How DNS Can Help in a Disaster Recovery Solution
Murphy walks among us. You know Murphy, the famous "optimist" who helps make every bad situations even worse? Well, after a disaster has occurred is not the time to figure out how and where you need to recover your data. Sure, we practice (ok, hopefully we practice!) recovering our database(s) from tape or disk. And during our testing we restore it into a test database or, if we’re lucky enough, into a test server. Great, but how does the application connect to the recovered database if we’ve run into a massive hardware (server) failure?
Before I describe how Domain Name Services (DNS) can help, take a look at a typical database environment like I've shown in Figure 1. This diagram shows each of our databases, named dbServer1, dbServer2, and dbServer3 with 3 database on each one. This particular design gives the Database Administrator (DBA) a lot of flexibility to move databases around for system maintenance, upgrades and recovery. It can also provide a level of security by isolating "sensitive" data from less sensitive data under normal circumstances (think account data from regular user databases that all employees have access to comply with Sarbanes-Oxley requirements)., Of course, if a disaster were to occur, many processes and procedures change until the situation is rectified (the disaster is over and the original database server(s) are brought back on-line.
Database Servers 1
So now, I'll describe how DNS can be used as a tool to help point applications to the correct database server.
As a refresher, DNS responds to requests for IP Addresses based upon a server name. Most people also realize that the reverse is also true; we can send an IP Address to the DNS server and get back the Authoritative Name of the device assigned to the address. In DNS, this is the A-record and is there is always one, and only one, specific name for an IP Address.
That’s nice, but it doesn’t really help us. Wouldn't it be nice if there was a way to have more than one name assigned to a single IP Address? There is and it’s called the Canonical Name Alias, often referred to as the CNAME record by DNS Administrators. And you can have an unlimited number of CNAME entries for each IP Address. (NOTE: Remember that DNS is a special kind of data file and while it can be “unlimited,” having too many records or entries could cause performance problems on your DNS server or network.)
How does that help with the recovery of a database? One part of the answer involves application configuration when the application is installed – whether it's a fat client on a desktop or a web service. Usually it requests the name of the server where the database is stored. For many people doing the install, they enter the physical name of the database server (the information associated with the A-Record in DNS). However when that database server fails, the application will also fail. And even though the data can be recovered to another database from the backups and log files, the connection information has to be re-entered to point to the new server, whether it requires an install or just a change in the application's configuration. Even more worrisome is for a fat-client this could require touching hundreds or thousands of desktop systems to update their configuration. Even with tools to push updates, this could be a lengthy and error-prone process. Worse, this downtime could lead to significantly lost revenue or revenue opportunities.

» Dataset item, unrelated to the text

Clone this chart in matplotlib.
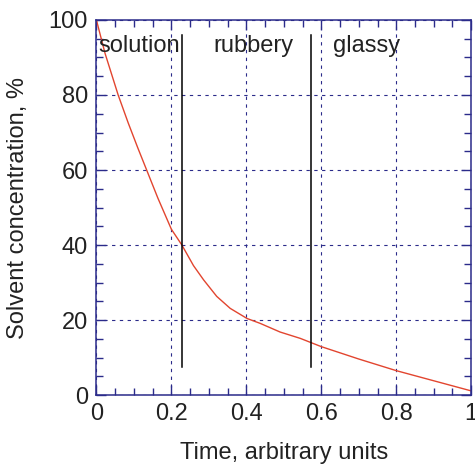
import matplotlib
matplotlib.use("Agg")
import matplotlib.pyplot as plt
from matplotlib.ticker import MultipleLocator

plt.rcParams["font.family"] = ["Liberation Sans", "DejaVu Sans"]

# Data
time = [0.0, 0.023, 0.058, 0.085, 0.11, 0.134, 0.164, 0.2, 0.228,
        0.259, 0.286, 0.321, 0.357, 0.402, 0.437, 0.49, 0.544, 0.572,
        0.6, 0.7, 0.8, 0.9, 1.0]
conc = [100, 91.1, 80, 72.5, 66, 60, 52.5, 44.2, 40,
        34.5, 30.7, 26.3, 23.1, 20.4, 19.1, 16.8, 15.1, 14,
        12.9, 9.6, 6.5, 3.8, 1.1]

# phase boundaries (solid black lines)
bounds = [0.229, 0.572]
bound_y = [7.5, 96]

regions = ["solution", "rubbery", "glassy"]
region_x = [0.006, 0.313, 0.63]
region_y = 93

navy = "#2b2b8a"
red = "#e2452f"

fig = plt.figure(figsize=(4.75, 4.65), dpi=100)
ax = fig.add_axes([0.203, 0.1505, 0.789, 0.8065])

ax.plot(time, conc, color=red, lw=1.0)
for b in bounds:
    ax.plot([b, b], bound_y, color="black", lw=1.1)
for name, x in zip(regions, region_x):
    ax.text(x, region_y, name, fontsize=17, va="center", ha="left",
            color="#222222")

ax.set_xlim(0, 1)
ax.set_ylim(0, 100)
ax.xaxis.set_major_locator(MultipleLocator(0.2))
ax.xaxis.set_minor_locator(MultipleLocator(0.05))
ax.yaxis.set_major_locator(MultipleLocator(20))
ax.yaxis.set_minor_locator(MultipleLocator(5))
ax.set_xticks([0, 0.2, 0.4, 0.6, 0.8, 1.0])
ax.set_xticklabels(["0", "0.2", "0.4", "0.6", "0.8", "1"])

ax.grid(True, which="major", color=navy, ls=(0, (3, 4)), lw=0.8)
ax.tick_params(which="both", direction="in", top=True, right=True,
               color=navy, labelsize=17, labelcolor="#222222", pad=6)
ax.tick_params(which="major", length=7, width=1)
ax.tick_params(which="minor", length=5, width=1)
for s in ax.spines.values():
    s.set_color(navy)
    s.set_linewidth(1.1)

ax.set_xlabel("Time, arbitrary units", fontsize=17, labelpad=12, color="#222222")
ax.set_ylabel("Solvent concentration, %", fontsize=17, labelpad=14, color="#222222")

fig.savefig("out.png", dpi=100)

Now, you’re probably thinking, "I know where this is going. I can just drop my A-record for DBServer2 and recreate it as a CNAME-record to point to DBServer1." And that will work, provided all the databases on DBServer2 are restored to DBServer1. However, it is very rare that DBServer1 has sufficient free resources to recover all the databases from DBServer2. Instead, you end up recovering some database on DBServer1 and some on DBServer3. (See Figure 2)
Failure of DB Server 2
At this point, you wonder "How do you recover some databases to DBServer1 and others to DBServer3?" One solution is to create a CNAME alias for each database stored on each server. While this is more work to manage and track, it provides the most flexibility when you need to move databases from server to server.
While this helps with recovery, it also helps in environments where replication is involved since you already have the database copied to a secondary (or stand-by) server. Updating the CNAME alias allows all the clients to point to the secondary (now primary) database server.
While this has only been focused on recovery, a side-benefit of using this technique also provides an opportunity to migrate databases from one server to another. If you're running into performance issues or need to do a database upgrade or maintenance, you can easily move the database with minimal impacts to client systems.
The final step is to force all the client systems that connect to the database to have their local DNS cache cleared out. This will allow client systems to connect to figure out the IP Address for the new server name. Under Microsoft Windows the command "ipconfig /flushdns" will clear the local DNS cache and find the new IP Address by doing a look-up of the IP Address on the DNS server. Under Linux the command to restart the "nscd" daemon (Name Services Caching Daemon) will clear the cache ("/etc/init.d/nscd restart"). Both should take no more than a couple of seconds to complete.
In short, using a CNAME alias makes managing recovery easier should a critical failure occur. While providing a solution to easily recover a database to a different server, it provides a secondary benefit of abstracting out the physical server name to assist with database engine upgrades or moving databases between servers for performance reasons. And it also reduces the other things Murphy can cause to grown wrong while you're trying to recover your databases.